The impact of mindfulness
My doctoral thesis explores the translation of mindfulness practices into healthcare settings, with a specific focus on the potential impact of mindfulness to address physicians’ personal wellbeing. Physicians’ individual wellbeing has been shown to directly impact the quality of care provided across healthcare delivery systems. In recent decades, Mindfulness Based Interventions (MBIs) have rapidly grown in popularity, with peer reviewed articles on the topic increasing significantly. My research study brings together and examines these two phenomena – that of physician wellbeing and mindfulness practice – through a qualitative study of a five week Engaged Mindfulness program offered to fully licensed physicians within the Greater Toronto Area. The program is based on the teachings of Zen Master and Nobel Peace Prize nominee Thich Nhat Hanh.

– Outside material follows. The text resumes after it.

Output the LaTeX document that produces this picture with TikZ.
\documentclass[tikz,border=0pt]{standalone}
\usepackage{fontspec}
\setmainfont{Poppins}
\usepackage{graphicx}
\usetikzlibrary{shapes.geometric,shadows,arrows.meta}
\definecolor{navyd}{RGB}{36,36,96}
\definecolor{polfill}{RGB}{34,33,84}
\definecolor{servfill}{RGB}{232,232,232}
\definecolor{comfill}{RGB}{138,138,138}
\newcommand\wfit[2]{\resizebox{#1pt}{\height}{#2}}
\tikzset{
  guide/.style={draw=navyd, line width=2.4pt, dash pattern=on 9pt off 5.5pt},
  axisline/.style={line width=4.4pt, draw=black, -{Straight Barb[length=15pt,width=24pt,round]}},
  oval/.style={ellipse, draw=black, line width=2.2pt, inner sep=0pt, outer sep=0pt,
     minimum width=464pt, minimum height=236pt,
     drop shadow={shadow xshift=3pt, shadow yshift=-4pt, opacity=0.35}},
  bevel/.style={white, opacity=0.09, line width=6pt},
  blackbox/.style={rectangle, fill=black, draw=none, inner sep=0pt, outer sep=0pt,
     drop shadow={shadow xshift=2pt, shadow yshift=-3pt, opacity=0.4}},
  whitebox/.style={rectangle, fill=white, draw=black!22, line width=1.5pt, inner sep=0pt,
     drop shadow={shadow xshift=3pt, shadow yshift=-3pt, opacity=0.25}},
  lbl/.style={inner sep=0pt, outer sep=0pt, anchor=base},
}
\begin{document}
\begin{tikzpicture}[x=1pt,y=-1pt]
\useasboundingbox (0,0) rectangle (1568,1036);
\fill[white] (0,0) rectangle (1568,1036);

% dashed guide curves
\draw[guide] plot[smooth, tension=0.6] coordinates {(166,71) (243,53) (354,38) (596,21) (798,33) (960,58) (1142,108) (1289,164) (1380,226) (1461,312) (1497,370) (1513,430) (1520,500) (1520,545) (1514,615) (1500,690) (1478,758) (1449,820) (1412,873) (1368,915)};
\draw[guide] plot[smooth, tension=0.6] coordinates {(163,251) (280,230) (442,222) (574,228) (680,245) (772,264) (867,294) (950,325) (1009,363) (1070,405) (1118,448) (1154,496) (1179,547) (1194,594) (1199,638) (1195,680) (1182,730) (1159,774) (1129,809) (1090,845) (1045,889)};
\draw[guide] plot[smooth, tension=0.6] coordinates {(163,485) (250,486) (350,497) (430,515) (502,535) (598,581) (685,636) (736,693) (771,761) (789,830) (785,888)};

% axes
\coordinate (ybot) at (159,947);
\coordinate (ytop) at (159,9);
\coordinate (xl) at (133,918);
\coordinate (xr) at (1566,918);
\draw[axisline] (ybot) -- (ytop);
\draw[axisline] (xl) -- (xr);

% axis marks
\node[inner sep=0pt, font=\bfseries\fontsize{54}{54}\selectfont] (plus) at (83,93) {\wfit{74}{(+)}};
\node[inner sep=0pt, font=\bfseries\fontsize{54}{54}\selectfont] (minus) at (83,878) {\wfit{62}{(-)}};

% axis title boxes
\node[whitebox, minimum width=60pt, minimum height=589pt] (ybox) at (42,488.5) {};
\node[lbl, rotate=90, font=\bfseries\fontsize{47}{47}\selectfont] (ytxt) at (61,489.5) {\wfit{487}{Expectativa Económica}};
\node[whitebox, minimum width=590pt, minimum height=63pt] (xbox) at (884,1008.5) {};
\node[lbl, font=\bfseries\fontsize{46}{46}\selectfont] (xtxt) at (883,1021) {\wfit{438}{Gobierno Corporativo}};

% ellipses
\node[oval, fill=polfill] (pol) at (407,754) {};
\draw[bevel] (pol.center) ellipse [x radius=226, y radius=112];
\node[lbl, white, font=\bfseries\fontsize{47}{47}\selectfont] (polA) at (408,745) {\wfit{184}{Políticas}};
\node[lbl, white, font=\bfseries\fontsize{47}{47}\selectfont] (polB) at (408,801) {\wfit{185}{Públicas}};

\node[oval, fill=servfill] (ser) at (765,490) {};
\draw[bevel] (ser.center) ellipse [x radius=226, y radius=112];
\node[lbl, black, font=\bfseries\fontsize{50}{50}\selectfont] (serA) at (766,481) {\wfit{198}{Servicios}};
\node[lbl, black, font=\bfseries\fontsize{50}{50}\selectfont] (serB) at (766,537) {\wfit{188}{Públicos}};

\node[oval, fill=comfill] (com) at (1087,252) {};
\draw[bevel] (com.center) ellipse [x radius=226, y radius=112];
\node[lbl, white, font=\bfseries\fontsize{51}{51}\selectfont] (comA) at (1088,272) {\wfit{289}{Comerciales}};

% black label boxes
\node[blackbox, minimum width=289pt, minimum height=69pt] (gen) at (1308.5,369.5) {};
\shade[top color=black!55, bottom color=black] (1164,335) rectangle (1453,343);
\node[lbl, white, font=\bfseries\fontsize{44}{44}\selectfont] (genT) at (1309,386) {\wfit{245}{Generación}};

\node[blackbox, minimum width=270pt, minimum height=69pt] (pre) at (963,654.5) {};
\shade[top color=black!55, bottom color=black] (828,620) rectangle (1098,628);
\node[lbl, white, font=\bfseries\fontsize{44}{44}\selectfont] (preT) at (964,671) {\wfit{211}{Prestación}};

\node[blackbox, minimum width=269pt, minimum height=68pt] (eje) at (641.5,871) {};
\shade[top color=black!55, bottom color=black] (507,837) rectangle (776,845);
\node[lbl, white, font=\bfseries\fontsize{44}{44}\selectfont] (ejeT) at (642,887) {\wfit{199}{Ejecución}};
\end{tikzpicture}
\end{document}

In addition to my academic program advisory committee (PAC), I have established an iterative reciprocal relationship with senior Dharma teachers from Thich Nhat Hanh s international practice centre in France to provide feedback on the mindfulness program design and ongoing thesis work. The primary outcome measure for this study is the analysis and interpretation of semi-structured post program interviews conducted with participants after the five-week mindfulness training program. Situated within the qualitative paradigm of interpretive research, and using the method of thematic analysis, study findings focus on the emergent lived experience of participants to explore the impact and efficacy of the program. I see this research as an opportunity to join the global conversation surrounding physician wellbeing and the application of mindfulness within healthcare settings.